If you have made withdrawals and you cannot contribute 15 percent of your income throughout your working life or you do not achieve the required returns above inflation, you are likely to retire with a pension of less than 75 percent of your pre-retirement income.

If you do not make any withdrawals from your retirement savings, Wessels’s research shows that you will achieve a replacement ratio of 75 percent only if you save 15 percent of your income for 40 years, earn a real return of six percent and contain the investment costs to 2.6 percent a year – in other words, your average annual return, after costs and after inflation, should be 3.4 percent.

You need a return of eight percent above inflation on your retirement savings throughout your 40-year working life in order to sustain higher costs of up to 4.6 percent and still achieve a replacement ratio of 75 percent. And this is without any withdrawals from your savings.

Wessels says that high costs have a more adverse effect on the final values of your retirement savings than early withdrawals, but only if those withdrawals are in the first few years of your working life.
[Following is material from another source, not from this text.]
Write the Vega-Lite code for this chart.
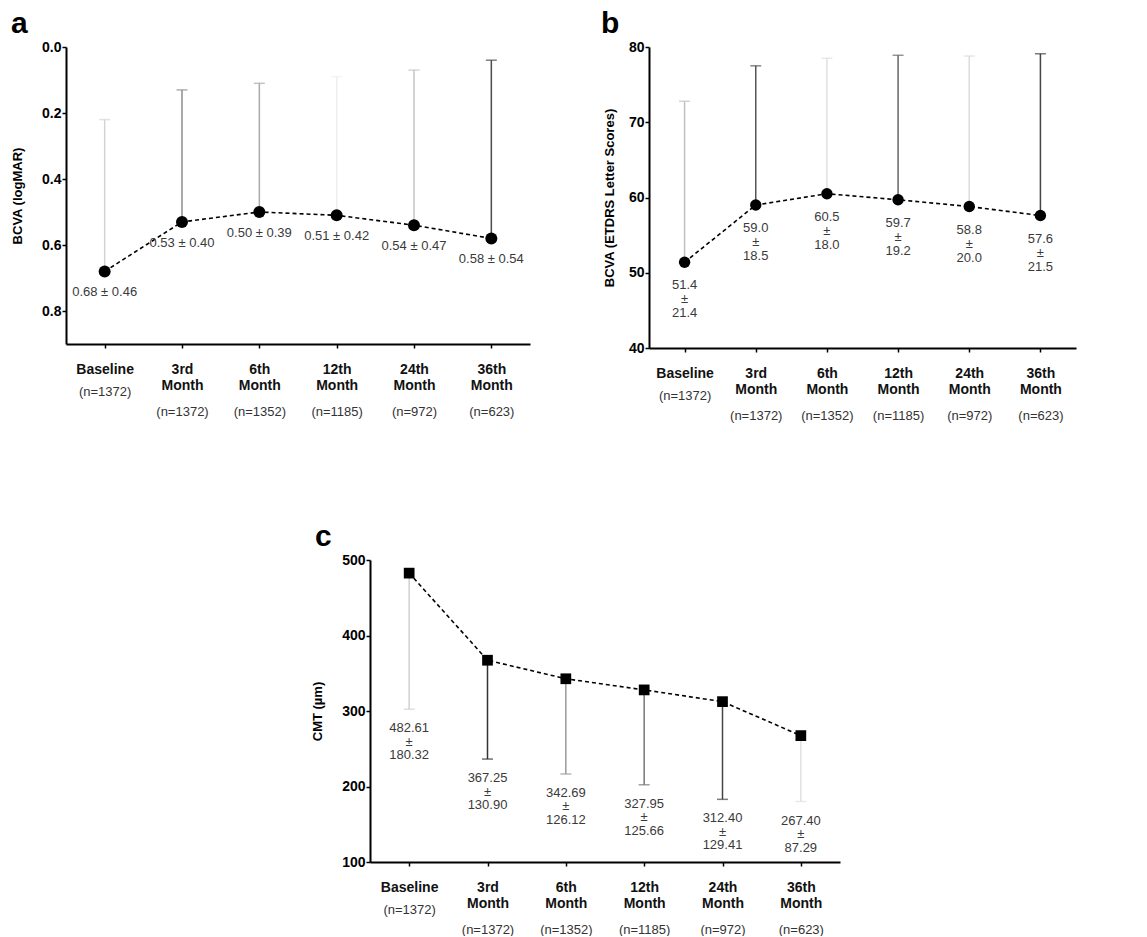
{
  "$schema": "https://vega.github.io/schema/vega-lite/v6.json",
  "background": "white",
  "padding": {"left": 11, "top": 9, "right": 5, "bottom": 0},
  "config": {
    "font": "Liberation Sans",
    "view": {"stroke": null},
    "axis": {"grid": false, "domainColor": "black", "domainWidth": 2, "tickColor": "black", "tickWidth": 1.5, "labelColor": "black", "titleColor": "black", "labelFont": "Liberation Sans", "titleFont": "Liberation Sans"}
  },
  "spacing": 100,
  "resolve": {"scale": {"color": "independent"}},
  "vconcat": [
    {
      "spacing": 71,
      "resolve": {"scale": {"color": "independent"}},
      "hconcat": [
        {
          "width": 464, "height": 297,
          "title": {"text": "a", "anchor": "start", "frame": "group", "fontSize": 30, "fontWeight": "bold", "dx": -55, "offset": -23, "color": "black", "baseline": "alphabetic"},
          "data": {"values": [
            {"tp": "Baseline|(n=1372)", "mean": 0.68, "sd": 0.46, "end": 0.22, "label": "0.68 ± 0.46"},
            {"tp": "3rd Month|(n=1372)", "mean": 0.53, "sd": 0.40, "end": 0.13, "label": "0.53 ± 0.40"},
            {"tp": "6th Month|(n=1352)", "mean": 0.50, "sd": 0.39, "end": 0.11, "label": "0.50 ± 0.39"},
            {"tp": "12th Month|(n=1185)", "mean": 0.51, "sd": 0.42, "end": 0.09, "label": "0.51 ± 0.42"},
            {"tp": "24th Month|(n=972)", "mean": 0.54, "sd": 0.47, "end": 0.07, "label": "0.54 ± 0.47"},
            {"tp": "36th Month|(n=623)", "mean": 0.58, "sd": 0.54, "end": 0.04, "label": "0.58 ± 0.54"}
          ]},
          "resolve": {"axis": {"x": "independent"}},
          "layer": [
            {
              "mark": {"type": "rule", "strokeWidth": 1.5},
              "encoding": {
                "x": {"field": "tp", "type": "nominal", "sort": null, "scale": {"type": "point", "padding": 0.5},
                  "axis": {"orient": "bottom", "title": null, "labelAngle": 0, "labelExpr": "split(split(datum.value, '|')[0], ' ')", "labelFontSize": 14, "labelFontWeight": "bold", "labelLineHeight": 16, "labelBaseline": "top", "tickSize": 4, "labelPadding": 14, "labelColor": "#111"}},
                "y": {"field": "mean", "type": "quantitative", "scale": {"domain": [0, 0.9], "reverse": true, "nice": false, "zero": false},
                  "axis": {"title": "BCVA (logMAR)", "titleFontSize": 13, "titleFontWeight": "bold", "titlePadding": 17, "values": [0, 0.1, 0.2, 0.3, 0.4, 0.5, 0.6, 0.7, 0.8], "labelExpr": "round(datum.value * 10) % 2 == 1 ? '' : format(datum.value, '.1f')", "labelFontSize": 14, "labelFontWeight": "bold", "labelPadding": 1, "tickSize": {"condition": {"test": "round(datum.value * 10) % 2 == 1", "value": 2}, "value": 4}, "labelOverlap": false}},
                "y2": {"field": "end"},
                "color": {"field": "tp", "type": "nominal", "sort": null, "scale": {"range": ["#d4d4d4", "#8e8e8e", "#aaaaaa", "#eeeeee", "#c4c4c4", "#4a4a4a"]}, "legend": null}
              }
            },
            {
              "mark": {"type": "tick", "size": 11, "thickness": 1.5, "orient": "horizontal"},
              "encoding": {
                "x": {"field": "tp", "type": "nominal", "sort": null, "axis": null},
                "y": {"field": "end", "type": "quantitative"},
                "color": {"field": "tp", "type": "nominal", "sort": null, "legend": null}
              }
            },
            {
              "mark": {"type": "line", "strokeDash": [4, 3], "strokeWidth": 1.6, "color": "black"},
              "encoding": {
                "x": {"field": "tp", "type": "nominal", "sort": null, "axis": null},
                "y": {"field": "mean", "type": "quantitative"},
                "order": {"value": null}
              }
            },
            {
              "mark": {"type": "point", "filled": true, "size": 144, "color": "black", "opacity": 1, "shape": "circle"},
              "encoding": {
                "x": {"field": "tp", "type": "nominal", "sort": null, "axis": null},
                "y": {"field": "mean", "type": "quantitative"}
              }
            },
            {
              "mark": {"type": "text", "baseline": "top", "dy": 15, "fontSize": 13, "color": "#3a3a3a"},
              "encoding": {
                "x": {"field": "tp", "type": "nominal", "sort": null,
                  "axis": {"orient": "bottom", "title": null, "labelAngle": 0, "domain": false, "ticks": false, "tickSize": 0, "labelPadding": 41, "labelFontSize": 13, "labelLineHeight": 20, "labelBaseline": "top", "labelColor": "#333", "labelExpr": "indexof(datum.value, 'Baseline') == 0 ? split(datum.value, '|')[1] : ['', split(datum.value, '|')[1]]"}},
                "y": {"field": "mean", "type": "quantitative"},
                "text": {"field": "label"}
              }
            }
          ]
        },
        {
          "width": 427, "height": 301,
          "title": {"text": "b", "anchor": "start", "frame": "group", "fontSize": 30, "fontWeight": "bold", "dx": -48, "offset": -23, "color": "black", "baseline": "alphabetic"},
          "data": {"values": [
            {"tp": "Baseline|(n=1372)", "mean": 51.4, "sd": 21.4, "end": 72.8, "label": "51.4\n±\n21.4"},
            {"tp": "3rd Month|(n=1372)", "mean": 59.0, "sd": 18.5, "end": 77.5, "label": "59.0\n±\n18.5"},
            {"tp": "6th Month|(n=1352)", "mean": 60.5, "sd": 18.0, "end": 78.5, "label": "60.5\n±\n18.0"},
            {"tp": "12th Month|(n=1185)", "mean": 59.7, "sd": 19.2, "end": 78.9, "label": "59.7\n±\n19.2"},
            {"tp": "24th Month|(n=972)", "mean": 58.8, "sd": 20.0, "end": 78.8, "label": "58.8\n±\n20.0"},
            {"tp": "36th Month|(n=623)", "mean": 57.6, "sd": 21.5, "end": 79.1, "label": "57.6\n±\n21.5"}
          ]},
          "resolve": {"axis": {"x": "independent"}},
          "layer": [
            {
              "mark": {"type": "rule", "strokeWidth": 1.5},
              "encoding": {
                "x": {"field": "tp", "type": "nominal", "sort": null, "scale": {"type": "point", "padding": 0.5},
                  "axis": {"orient": "bottom", "title": null, "labelAngle": 0, "labelExpr": "split(split(datum.value, '|')[0], ' ')", "labelFontSize": 14, "labelFontWeight": "bold", "labelLineHeight": 16, "labelBaseline": "top", "tickSize": 4, "labelPadding": 14, "labelColor": "#111"}},
                "y": {"field": "mean", "type": "quantitative", "scale": {"domain": [40, 80], "nice": false, "zero": false},
                  "axis": {"title": "BCVA (ETDRS Letter Scores)", "titleFontSize": 13, "titleFontWeight": "bold", "titlePadding": 12, "values": [40, 45, 50, 55, 60, 65, 70, 75, 80], "labelExpr": "datum.value % 10 == 5 ? '' : format(datum.value, 'd')", "labelFontSize": 14, "labelFontWeight": "bold", "labelPadding": 1, "tickSize": {"condition": {"test": "datum.value % 10 == 5", "value": 2}, "value": 4}, "labelOverlap": false}},
                "y2": {"field": "end"},
                "color": {"field": "tp", "type": "nominal", "sort": null, "scale": {"range": ["#c0c0c0", "#555555", "#e0e0e0", "#666666", "#dcdcdc", "#444444"]}, "legend": null}
              }
            },
            {
              "mark": {"type": "tick", "size": 11, "thickness": 1.5, "orient": "horizontal"},
              "encoding": {
                "x": {"field": "tp", "type": "nominal", "sort": null, "axis": null},
                "y": {"field": "end", "type": "quantitative"},
                "color": {"field": "tp", "type": "nominal", "sort": null, "legend": null}
              }
            },
            {
              "mark": {"type": "line", "strokeDash": [4, 3], "strokeWidth": 1.6, "color": "black"},
              "encoding": {
                "x": {"field": "tp", "type": "nominal", "sort": null, "axis": null},
                "y": {"field": "mean", "type": "quantitative"},
                "order": {"value": null}
              }
            },
            {
              "mark": {"type": "point", "filled": true, "size": 130, "color": "black", "opacity": 1, "shape": "circle"},
              "encoding": {
                "x": {"field": "tp", "type": "nominal", "sort": null, "axis": null},
                "y": {"field": "mean", "type": "quantitative"}
              }
            },
            {
              "mark": {"type": "text", "baseline": "top", "dy": 17, "fontSize": 13, "lineHeight": 14, "lineBreak": "\n", "color": "#3a3a3a"},
              "encoding": {
                "x": {"field": "tp", "type": "nominal", "sort": null,
                  "axis": {"orient": "bottom", "title": null, "labelAngle": 0, "domain": false, "ticks": false, "tickSize": 0, "labelPadding": 41, "labelFontSize": 13, "labelLineHeight": 20, "labelBaseline": "top", "labelColor": "#333", "labelExpr": "indexof(datum.value, 'Baseline') == 0 ? split(datum.value, '|')[1] : ['', split(datum.value, '|')[1]]"}},
                "y": {"field": "mean", "type": "quantitative"},
                "text": {"field": "label"}
              }
            }
          ]
        }
      ]
    },
    {
      "spacing": 0,
      "resolve": {"scale": {"color": "independent"}},
      "hconcat": [
        {
          "width": 244, "height": 10,
          "data": {"values": []},
          "mark": "point",
          "view": {"stroke": "transparent"}
        },
        {
          "width": 470, "height": 302,
          "title": {"text": "c", "anchor": "start", "frame": "group", "fontSize": 30, "fontWeight": "bold", "dx": -55, "offset": -23, "color": "black", "baseline": "alphabetic"},
          "data": {"values": [
            {"tp": "Baseline|(n=1372)", "mean": 482.61, "sd": 180.32, "end": 302.29, "label": "482.61\n±\n180.32"},
            {"tp": "3rd Month|(n=1372)", "mean": 367.25, "sd": 130.90, "end": 236.35, "label": "367.25\n±\n130.90"},
            {"tp": "6th Month|(n=1352)", "mean": 342.69, "sd": 126.12, "end": 216.57, "label": "342.69\n±\n126.12"},
            {"tp": "12th Month|(n=1185)", "mean": 327.95, "sd": 125.66, "end": 202.29, "label": "327.95\n±\n125.66"},
            {"tp": "24th Month|(n=972)", "mean": 312.40, "sd": 129.41, "end": 182.99, "label": "312.40\n±\n129.41"},
            {"tp": "36th Month|(n=623)", "mean": 267.40, "sd": 87.29, "end": 180.11, "label": "267.40\n±\n87.29"}
          ]},
          "resolve": {"axis": {"x": "independent"}},
          "layer": [
            {
              "mark": {"type": "rule", "strokeWidth": 1.5},
              "encoding": {
                "x": {"field": "tp", "type": "nominal", "sort": null, "scale": {"type": "point", "padding": 0.5},
                  "axis": {"orient": "bottom", "title": null, "labelAngle": 0, "labelExpr": "split(split(datum.value, '|')[0], ' ')", "labelFontSize": 14, "labelFontWeight": "bold", "labelLineHeight": 16, "labelBaseline": "top", "tickSize": 4, "labelPadding": 14, "labelColor": "#111"}},
                "y": {"field": "mean", "type": "quantitative", "scale": {"domain": [100, 500], "nice": false, "zero": false},
                  "axis": {"title": "CMT (µm)", "titleFontSize": 13, "titleFontWeight": "bold", "titlePadding": 17, "values": [100, 150, 200, 250, 300, 350, 400, 450, 500], "labelExpr": "datum.value % 100 == 50 ? '' : format(datum.value, 'd')", "labelFontSize": 14, "labelFontWeight": "bold", "labelPadding": 1, "tickSize": {"condition": {"test": "datum.value % 100 == 50", "value": 2}, "value": 4}, "labelOverlap": false}},
                "y2": {"field": "end"},
                "color": {"field": "tp", "type": "nominal", "sort": null, "scale": {"range": ["#d0d0d0", "#333333", "#999999", "#777777", "#444444", "#e0e0e0"]}, "legend": null}
              }
            },
            {
              "mark": {"type": "tick", "size": 11, "thickness": 1.5, "orient": "horizontal"},
              "encoding": {
                "x": {"field": "tp", "type": "nominal", "sort": null, "axis": null},
                "y": {"field": "end", "type": "quantitative"},
                "color": {"field": "tp", "type": "nominal", "sort": null, "legend": null}
              }
            },
            {
              "mark": {"type": "line", "strokeDash": [4, 3], "strokeWidth": 1.6, "color": "black"},
              "encoding": {
                "x": {"field": "tp", "type": "nominal", "sort": null, "axis": null},
                "y": {"field": "mean", "type": "quantitative"},
                "order": {"value": null}
              }
            },
            {
              "mark": {"type": "point", "filled": true, "size": 115, "color": "black", "opacity": 1, "shape": "square"},
              "encoding": {
                "x": {"field": "tp", "type": "nominal", "sort": null, "axis": null},
                "y": {"field": "mean", "type": "quantitative"}
              }
            },
            {
              "mark": {"type": "text", "baseline": "top", "dy": 13, "fontSize": 13, "lineHeight": 13.5, "lineBreak": "\n", "color": "#3a3a3a"},
              "encoding": {
                "x": {"field": "tp", "type": "nominal", "sort": null,
                  "axis": {"orient": "bottom", "title": null, "labelAngle": 0, "domain": false, "ticks": false, "tickSize": 0, "labelPadding": 41, "labelFontSize": 13, "labelLineHeight": 20, "labelBaseline": "top", "labelColor": "#333", "labelExpr": "indexof(datum.value, 'Baseline') == 0 ? split(datum.value, '|')[1] : ['', split(datum.value, '|')[1]]"}},
                "y": {"field": "end", "type": "quantitative"},
                "text": {"field": "label"}
              }
            }
          ]
        }
      ]
    }
  ]
}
If you make a withdrawal 10 or more years after you began saving, it is the withdrawal, rather than the costs, that will largely be responsible for destroying your replacement ratio, he says.

High returns allow you the “luxury” of an early withdrawal, but in a low-return environment you should avoid making any withdrawals, because no one knows for certain what your investments will return in future, Wessels says.

The rolling returns on multi-asset portfolios (based on the returns from their benchmark indices and without costs) show that, in the two decades to 2012, a portfolio with an equity exposure of 75 percent earned average annual real returns of between six and seven percent, while a portfolio with an equity exposure of 50 percent earned average annual real returns of between four and six percent (refer to the graph, link at the end of the article).

However, there have been times over the past 40 years when the returns were lower, and expecting such high returns may be overly optimistic, Wessels says.

It makes more sense to expect a real return of four percent or less a year, after costs, he says.

Wessels’s sentiments are echoed by many asset managers, who have repeatedly warned that investors should not expect the high real returns of the past decade to continue and that we have now entered an era of low real returns. Therefore, it is sensible not to make any withdrawals from your retirement savings, particularly if you have less than 40 years to retirement, Wessels says.

In addition, your overall investment costs – including fund management, product administration and advice fees – should not exceed two to 2.5 percent a year, he says.